Discog

UNITED STATES OF BEING

Saddle Creek
Release Date: 6/5/2012

Namesake frontman Daniel Pujol lives in a strange world, all the time. Whether in college, on tour, in between jobs, or writing a record, he is getting by and getting weird in Nashville, Tennessee.

PUJOL arose from the ashes of MEEMAW in 2009 to carry on the Nashvillian ideals of DIY and self construction through adeptly crafted songs based firmly in meaningful lyrical content. It’s these motives and songs that have taken PUJOL from the basements of Middle Tennessee to stages across the country and have garnered notice from more than just those with their ear to the ground.

Releasing a plethora of singles and cassettes over the past two years on Jack White’s Third Man Records, Nashville’s Infinity Cat Recordings and Turbo Time Records among others, PUJOL has now partnered with Omaha’s Saddle Creek. Following the the critically praised Nasty, Brutish, and Short EP from last year, PUJOL finally has an official debut full-length ready for unveiling. UNITED STATES OF BEING continues on with PUJOL’s doctrine of trying hard everyday and ventures lyrically to a place that most contemporaries fail to reach. Addressing the current status of twenty-somethings in America’s present and capturing their shared dispositions, the album throws the brakes on “catharsis,” and begs the listener to decide for themselves how to answer the robot’s last question, “What is love?” With riff-oriented guitar playing reminiscent of greats like The Replacements and Beetlejuice-esque earworms, PUJOL now sits atop the fringes of the rock and roll and DIY vernacular.

Whether this strange world chooses to embrace PUJOL is of no matter, as the prolific frontman will continue to carry on as always – Taking Care of Business 24/7.

REVERSE VAMPIRE

Saddle Creek
Release Date: 4/21/2012

Originally released as a Record Store Day 2012 7″, “REVERSE VAMPIRE” is the first track from 2012′s album, “UNITED STATES OF BEING”.

Nasty, Brutish, and Short EP

Saddle Creek
Release Date: 10/18/2011

Continually shot out of a cannon, PUJOL contorted through his latest flaming hoop with the recording and release of the EP Nasty, Brutish, and Short. Moving at the speed of the ‘60’s, the EP becomes PUJOL’s 10th release in less than two years after acclaimed singles, full lengths and EPs on Third Man, Infinity Cat, Evil Weevil, Jeffrey Drag, Turbo Time and Velocity of Sound. This year, PUJOL left SXSW with the opportunity to make records on a wider scale of release, and scrambled together a skeleton crew of Nashville musicians and friends, in between tours, to make the deadline for a fall release. PUJOL utilized his attitude of “whatever works with whatever resources” as the creative anchor for the recording of the EP, even to the point of mixing it via text message while on tour in Canada during a marathon back-and-forth between himself and Battletape’s Jeremy Ferguson. Striving to turn these obstacles into creative opportunities, PUJOL sought to combine aspects of both home and studio recording into the sound of “something that really happened.” In his own words:

“The recording process reflects the material, it was basically done while hardcore-multitasking in between tours, school, previously booked sessions at Battletapes, and general life-madness. The process reflects the narrative and was recorded at the speed of my life, so it’s the immediate sound of something that really happened, it wasn’t made in a bubble, I can’t yet afford such luxurious suds. Ride the Tiger, Holy Diver.”

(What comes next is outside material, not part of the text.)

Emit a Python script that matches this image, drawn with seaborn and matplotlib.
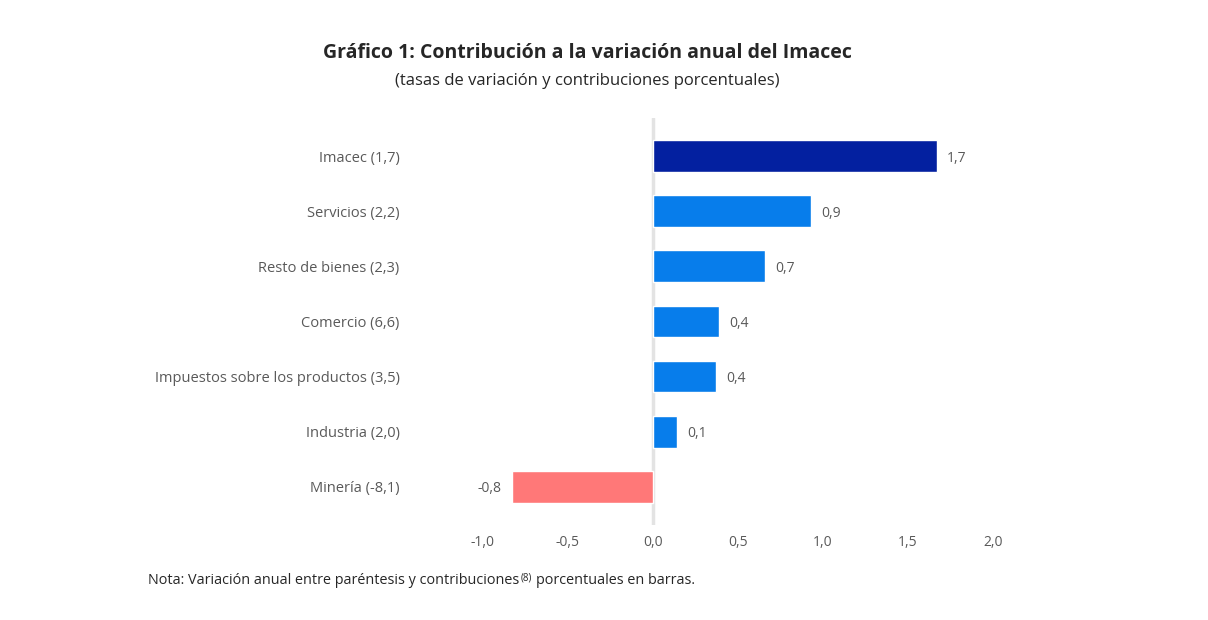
import pandas as pd
import matplotlib.pyplot as plt
import seaborn as sns

# Chart data
categorias = ["Imacec (1,7)", "Servicios (2,2)", "Resto de bienes (2,3)", "Comercio (6,6)",
              "Impuestos sobre los productos (3,5)", "Industria (2,0)", "Minería (-8,1)"]
contribuciones = [1.67, 0.93, 0.66, 0.39, 0.37, 0.14, -0.83]
etiquetas = ["1,7", "0,9", "0,7", "0,4", "0,4", "0,1", "-0,8"]
grupos = ["total", "pos", "pos", "pos", "pos", "pos", "neg"]
ticks_x = [-1.0, -0.5, 0.0, 0.5, 1.0, 1.5, 2.0]
ticks_x_txt = ["-1,0", "-0,5", "0,0", "0,5", "1,0", "1,5", "2,0"]

df = pd.DataFrame({"cat": categorias, "val": contribuciones, "grupo": grupos})

sns.set_theme(style="white")
plt.rcParams['font.family'] = ['Open Sans', 'DejaVu Sans']

fig = plt.figure(figsize=(12.08, 6.2), dpi=100)
ax = fig.add_axes([0.3998, 0.153, 0.4222, 0.657])

colores = {"total": "#0320A0", "pos": "#077DEB", "neg": "#FF7878"}
sns.barplot(data=df, x="val", y="cat", hue="grupo", palette=colores, dodge=False,
            width=0.58, legend=False, ax=ax, saturation=1)

ax.set_xlim(-1.0, 2.0)
ax.set_ylim(6.7, -0.7)
ax.set_xticks(ticks_x)
ax.set_xticklabels(ticks_x_txt)
ax.set_xlabel("")
ax.set_ylabel("")
for s in ax.spines.values():
    s.set_visible(False)
ax.axvline(0, color="#E3E3E3", lw=2.5, zorder=0)
ax.tick_params(axis="y", length=0, pad=60, labelsize=10.5, labelcolor="#595959")
ax.tick_params(axis="x", length=0, pad=7, labelsize=10, labelcolor="#595959")

# Value labels
for i, (v, t) in enumerate(zip(contribuciones, etiquetas)):
    if v >= 0:
        ax.text(v + 0.06, i, t, va="center_baseline", ha="left", fontsize=10, color="#595959")
    else:
        ax.text(v - 0.06, i, t, va="center_baseline", ha="right", fontsize=10, color="#595959")

fig.text(0.486, 0.914, "Gráfico 1: Contribución a la variación anual del Imacec",
         ha="center", va="center", fontsize=14, fontweight="bold", color="#262626")
fig.text(0.486, 0.870, "(tasas de variación y contribuciones porcentuales)",
         ha="center", va="center", fontsize=12, color="#262626")

# Footnote with superscript
r = fig.canvas.get_renderer()
t1 = fig.text(0.1225, 0.064, "Nota: Variación anual entre paréntesis y contribuciones", ha="left",
              va="center", fontsize=10.4, color="#262626")
x1 = t1.get_window_extent(r).x1 / fig.bbox.width
t2 = fig.text(x1 + 0.0015, 0.068, "(8)", ha="left", va="center", fontsize=7, color="#262626")
x2 = t2.get_window_extent(r).x1 / fig.bbox.width
fig.text(x2 + 0.003, 0.064, "porcentuales en barras.", ha="left", va="center",
         fontsize=10.4, color="#262626")

plt.savefig("out.png", dpi=100)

Nasty, Brutish, and Short focuses on fragmentation, compartmentalization, and the idea of cultural maxims dominating the individual’s ability to vocalize and interact with the external world, essentially being forced into speaking, what PUJOL calls, the “loudest person’s language,” which “only resembles truth because a lot of people heard it simultaneously. I wanted to stab at making a narrative that would cyclically feed back into itself, oscillating between the individual’s and the cultural lexicon. I finally got to assemble those songs together on a single release.” All throughout this unapologetically from-the-hip release, PUJOL marries a lyric of intent to the tune of the uncontrollable variables of a life in what he describes as, “E-merican Realism” that is sure to ensnare fans of rock and roll, as well as Rockwell.